::: SUPPLIED INFORMATION

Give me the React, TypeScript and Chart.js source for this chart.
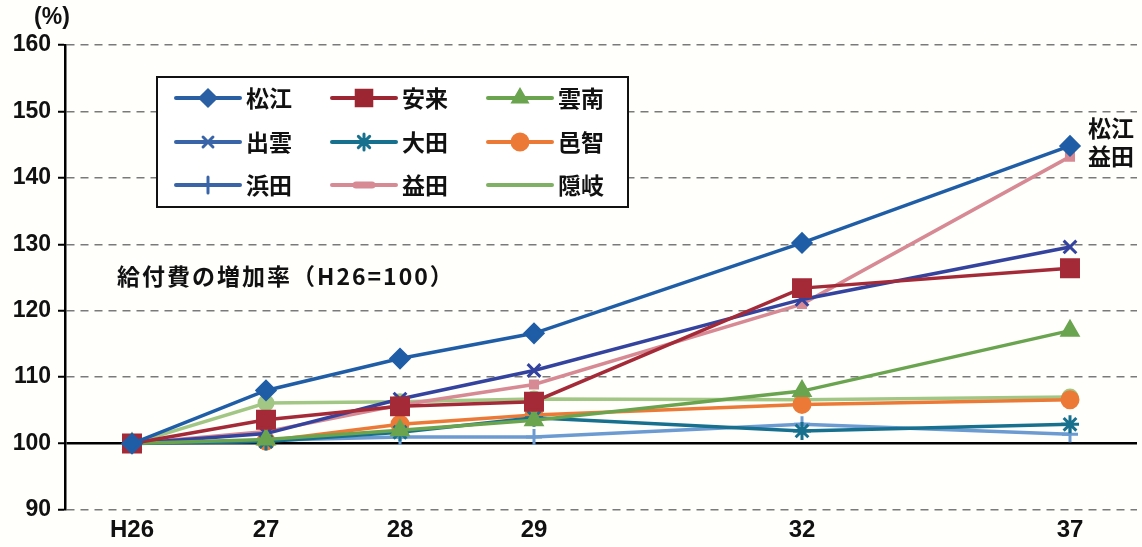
import React, { useEffect, useRef } from 'react';
import { Chart, registerables } from 'chart.js';
import { drawPoint } from 'chart.js/helpers';

Chart.register(...registerables);

const categories = ['H26', '27', '28', '29', '32', '37'];
const categoryPositions = [0, 1, 2, 3, 5, 7];
const yTickValues = [90, 100, 110, 120, 130, 140, 150, 160];

const matsue = [100, 108.0, 112.8, 116.6, 130.2, 144.8];
const yasugi = [100, 103.6, 105.6, 106.3, 123.4, 126.4];
const unnan = [100, 100.6, 102.0, 103.5, 107.9, 117.0];
const izumo = [100, 101.5, 106.7, 111.0, 121.7, 129.6];
const ohda = [100, 100.3, 101.7, 103.9, 101.9, 102.9];
const ochi = [100, 100.4, 102.9, 104.3, 105.9, 106.6];
const hamada = [100, 100.5, 101.0, 101.0, 102.9, 101.4];
const masuda = [100, 101.8, 105.8, 108.9, 121.0, 143.2];
const oki = [100, 106.1, 106.3, 106.7, 106.6, 107.0];

const seriesNames = ['松江', '安来', '雲南', '出雲', '大田', '邑智', '浜田', '益田', '隠岐'];
const endLabels = ['松江', '益田'];
const noteText = '給付費の増加率（H26=100）';
const unitText = '(%)';

const NUM_FONT = '"Liberation Sans Narrow", "Liberation Sans", Arial, sans-serif';
const JP_FONT = '"Noto Sans CJK JP", "Noto Sans", sans-serif';

type Style = { color: string; point: string; radius: number; legendPoint: string | false; legendRadius: number };
const styles: Style[] = [
  { color: '#1f5ea6', point: 'rectRot', radius: 9, legendPoint: 'rectRot', legendRadius: 8 },
  { color: '#a52a37', point: 'rect', radius: 12, legendPoint: 'rect', legendRadius: 11 },
  { color: '#6aa44f', point: 'triangle', radius: 9, legendPoint: 'triangle', legendRadius: 8 },
  { color: '#34439e', point: 'crossRot', radius: 9, legendPoint: 'crossRot', legendRadius: 7 },
  { color: '#17708e', point: 'star', radius: 9, legendPoint: 'star', legendRadius: 8 },
  { color: '#ec7a36', point: 'circle', radius: 8, legendPoint: 'circle', legendRadius: 8 },
  { color: '#6c9bd2', point: 'cross', radius: 8, legendPoint: 'cross', legendRadius: 8 },
  { color: '#d78a93', point: 'rect', radius: 5, legendPoint: 'line', legendRadius: 8 },
  { color: '#a2c784', point: 'circle', radius: 7, legendPoint: false, legendRadius: 0 },
];
const legendLineColors = ['#2a5fa4', '#9c2733', '#6aa44f', '#3a64a8', '#17708e', '#ec7a36', '#3a64a8', '#d78a93', '#7fb164'];
const allValues = [matsue, yasugi, unnan, izumo, ohda, ochi, hamada, masuda, oki];

const overlayPlugin = {
  id: 'overlay',
  afterDraw(chart: any) {
    const ctx = chart.ctx as CanvasRenderingContext2D;
    ctx.save();
    // unit label
    ctx.fillStyle = '#111';
    ctx.font = `bold 23px ${NUM_FONT}`;
    ctx.textAlign = 'center';
    ctx.textBaseline = 'middle';
    ctx.fillText(unitText, 52, 18);

    // legend box
    const bx = 157, by = 77, bw = 471, bh = 130;
    ctx.fillStyle = '#ffffff';
    ctx.fillRect(bx, by, bw, bh);
    ctx.lineWidth = 2;
    ctx.strokeStyle = '#111';
    ctx.strokeRect(bx, by, bw, bh);
    const colX = [176, 332, 488];
    const rowY = [98, 142, 185];
    seriesNames.forEach((name, i) => {
      const col = i % 3;
      const row = Math.floor(i / 3);
      const x0 = colX[col];
      const y = rowY[row];
      const st = styles[i];
      const lc = legendLineColors[i];
      ctx.strokeStyle = lc;
      ctx.fillStyle = lc;
      ctx.lineWidth = 4;
      ctx.lineCap = 'round';
      ctx.beginPath();
      ctx.moveTo(x0, y);
      ctx.lineTo(x0 + 64, y);
      ctx.stroke();
      if (st.legendPoint) {
        ctx.lineWidth = st.legendPoint === 'line' ? 7 : 3;
        drawPoint(ctx, { pointStyle: st.legendPoint as any, radius: st.legendRadius, borderWidth: 3, rotation: 0 } as any, x0 + 32, y);
      }
      ctx.fillStyle = '#111';
      ctx.font = `bold 23px ${JP_FONT}`;
      ctx.textAlign = 'left';
      ctx.textBaseline = 'middle';
      ctx.fillText(name, x0 + 70, y);
    });

    // note
    ctx.fillStyle = '#111';
    ctx.font = `bold 23px ${JP_FONT}`;
    ctx.textAlign = 'left';
    ctx.textBaseline = 'middle';
    (ctx as any).letterSpacing = '2px';
    ctx.fillText(noteText, 117, 276);
    (ctx as any).letterSpacing = '0px';

    // end labels
    ctx.font = `bold 23px ${JP_FONT}`;
    ctx.fillText(endLabels[0], 1088, 128);
    ctx.fillText(endLabels[1], 1088, 156);
    ctx.restore();
  },
};

const bgPlugin = {
  id: 'bg',
  beforeDraw(chart: any) {
    const ctx = chart.ctx;
    ctx.save();
    ctx.fillStyle = '#fffffc';
    ctx.fillRect(0, 0, chart.width, chart.height);
    ctx.restore();
  },
};

export default function App() {
  const ref = useRef<HTMLCanvasElement>(null);
  useEffect(() => {
    if (!ref.current) return;
    const datasets = allValues.map((vals, i) => ({
      label: seriesNames[i],
      data: vals.map((v, j) => ({ x: categoryPositions[j], y: v })),
      borderColor: styles[i].color,
      backgroundColor: styles[i].color,
      pointBackgroundColor: styles[i].color,
      pointBorderColor: styles[i].color,
      pointStyle: styles[i].point,
      pointRadius: styles[i].radius,
      pointBorderWidth: 3,
      borderWidth: 3.5,
      tension: 0,
      clip: false,
    }));
    const chart = new Chart(ref.current, {
      type: 'line',
      data: { datasets } as any,
      options: {
        responsive: false,
        animation: false,
        events: [],
        layout: { autoPadding: false, padding: { top: 45, right: 5, left: 0, bottom: 0 } },
        plugins: { legend: { display: false }, tooltip: { enabled: false } },
        scales: {
          x: {
            type: 'linear',
            min: -0.5,
            max: 7.5,
            afterBuildTicks: (scale: any) => {
              scale.ticks = categoryPositions.map((v) => ({ value: v }));
            },
            afterFit: (scale: any) => {
              scale.height = 37;
              scale.paddingLeft = 0;
              scale.paddingRight = 0;
            },
            ticks: {
              autoSkip: false,
              maxRotation: 0,
              padding: 6,
              color: '#111',
              font: { family: NUM_FONT, size: 24, weight: 'bold' },
              callback: (value: any) => {
                const idx = categoryPositions.indexOf(Number(value));
                return idx >= 0 ? categories[idx] : '';
              },
            },
            grid: { display: false, drawTicks: false },
            border: { display: false },
          },
          y: {
            type: 'linear',
            min: 90,
            max: 160,
            afterBuildTicks: (scale: any) => {
              scale.ticks = yTickValues.map((v) => ({ value: v }));
            },
            afterFit: (scale: any) => {
              scale.width = 65;
            },
            ticks: {
              padding: 7,
              color: '#111',
              font: { family: NUM_FONT, size: 23, weight: 'bold' },
            },
            grid: {
              color: (c: any) => (c.tick && c.tick.value === 100 ? '#000' : '#7a7a7a'),
              lineWidth: (c: any) => (c.tick && c.tick.value === 100 ? 2.5 : 1.5),
              tickColor: '#000',
              tickLength: 7,
              tickWidth: 2,
              tickBorderDash: [],
            },
            border: {
              display: true,
              color: '#000',
              width: 2.5,
              dash: (c: any) => (c.tick && c.tick.value === 100 ? [] : [8, 6]),
            },
          },
        },
      } as any,
      plugins: [bgPlugin, overlayPlugin],
    });
    return () => chart.destroy();
  }, []);
  return (
    <div style={{ position: 'fixed', left: 0, top: 0, width: 1142, height: 547 }}>
      <canvas ref={ref} width={1142} height={547} style={{ width: 1142, height: 547, display: 'block' }} />
    </div>
  );
}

::::::

§ **WHAT IS REQUIRED**
Give again, word for word, every line from the top of the data above to the line holding "const yTickValues = [90, 100, 110, 120, 130, 140, 150, 160];", inclusive, with the pictures left out.

§ **FULL RESPONSE**
Give me the React, TypeScript and Chart.js source for this chart.
import React, { useEffect, useRef } from 'react';
import { Chart, registerables } from 'chart.js';
import { drawPoint } from 'chart.js/helpers';

Chart.register(...registerables);

const categories = ['H26', '27', '28', '29', '32', '37'];
const categoryPositions = [0, 1, 2, 3, 5, 7];
const yTickValues = [90, 100, 110, 120, 130, 140, 150, 160];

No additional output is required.